National Highways remain state's sole lifelines to the rest of India, yet for the Meitei community they have become corridors of selective strangulation. In March 2025, the Union Home Ministry solemnly assured Parliament that free and non-discriminatory movement would be restored on both highways. Nine months on, that promise is in shreds. 

What was pledged as equal access for all citizens has quietly hardened into a discriminatory chokehold targeting one community alone. Article 19(1)(d) and (e)—the right to move freely and reside anywhere in India—stands brutally partitioned.When displaced families try to return home, the state that is duty-bound to protect them often becomes the aggressor. Meitei IDPs marching towards Churachandpur and Dolaithabi have been tear-gassed, lathi-charged, and injured by security forces. The right to return to one’s own home has become an act of rebellion punishable by state violence.

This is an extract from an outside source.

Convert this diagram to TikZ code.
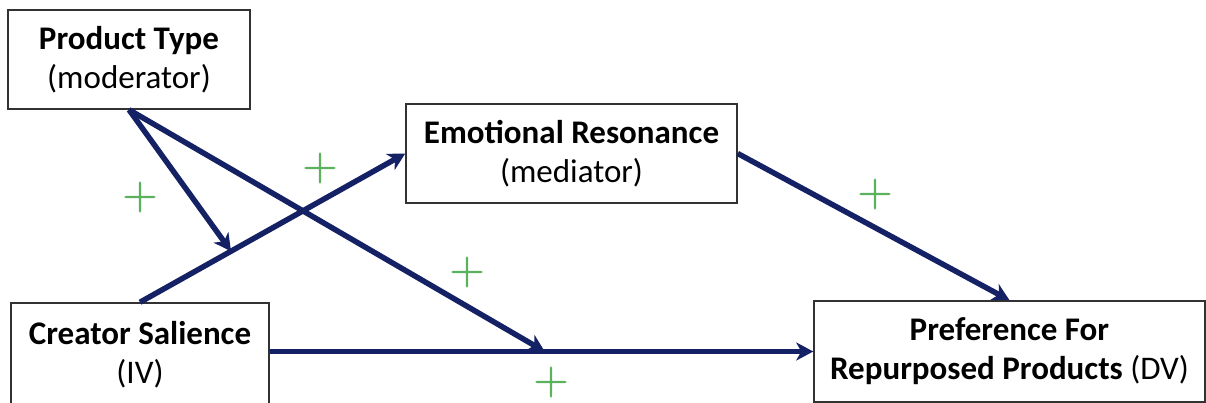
\documentclass[tikz,border=0pt]{standalone}
\usepackage{fontspec}
\setmainfont{Carlito}
\newfontfamily\plusfont{lmroman10-regular}[Extension=.otf,FakeBold=1]
\usetikzlibrary{arrows.meta,calc}
\definecolor{navy}{RGB}{20,33,100}
\definecolor{plusgreen}{RGB}{92,178,92}
\definecolor{boxline}{RGB}{50,50,50}
\begin{document}
\begin{tikzpicture}[x=1pt,y=-1pt,
  box/.style={draw=boxline, line width=1.5pt, align=center, inner sep=0pt,
    font=\fontsize{33}{39}\selectfont},
  link/.style={draw=navy, line width=5.5pt, -{Stealth[length=17pt,width=18pt,inset=5pt]}},
  plus/.style={text=plusgreen, font=\plusfont\fontsize{46}{46}\selectfont, inner sep=0pt}]
\useasboundingbox (0,0) rectangle (1206,403);
\node[box, minimum width=242pt, minimum height=99pt] (pt) at (129,59.5) {\textbf{Product Type}\\(moderator)};
\node[box, minimum width=331pt, minimum height=99pt] (er) at (571.5,153.5) {\textbf{Emotional Resonance}\\(mediator)};
\node[box, minimum width=258pt, minimum height=104pt] (cs) at (140,355) {\textbf{Creator Salience}\\(IV)};
\node[box, minimum width=391pt, minimum height=101pt] (pf) at (1009.5,351.5) {\textbf{Preference For}\\\textbf{Repurposed Products} (DV)};
\coordinate (csr) at (cs.east |- pf.west);
\draw[link] (cs.north) -- (er.west);
\draw[link] (er.east) -- (pf.north);
\draw[link] (csr) -- (pf.west);
\coordinate (m1) at ($(cs.north)!0.343!(er.west)$);
\coordinate (m2) at ($(csr)!0.506!(pf.west)$);
\draw[link] (pt.south) -- (m1);
\draw[link] (pt.south) -- (m2);
\node[plus] (p1) at (140,197) {+};
\node[plus] (p2) at (320,168) {+};
\node[plus] (p3) at (467,272) {+};
\node[plus] (p4) at (875,194) {+};
\node[plus] (p5) at (551,382) {+};
\end{tikzpicture}
\end{document}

Two of Manipur’s most revered Meitei sacred sites now stand as stark emblems of state collapse. Mount Koubru, the mythic abode of the guardian deity Ibudhou Koubru, has fallen under the effective control of armed Kuki militants. Likewise, the Thangjing Hill range—a protected heritage site under the Manipur Ancient Monuments and Archaeological Sites Act, 1976—has seen large Christian crosses planted along its sacred ridge. 

What should be inviolable religious and cultural heritage has been transformed into contested ground, with the state either unwilling or unable to protect the faith and traditions of one of its foundational communities.

The Constitution is not being interpreted, enforced, or even defended; it is being mocked—openly, daily, and without consequence. Until that mockery ends, Constitution Day here will remain what it has become: a day of mourning for a promise that was made to every Indian, but is being deliberately withheld from the people of this state.

How, then, can the nation celebrate today with any sincerity when, in Manipur, the Constitution itself has been reduced to a refugee—displaced, powerless, and taking shelter in the very relief camps meant for the citizens it was framed to protect?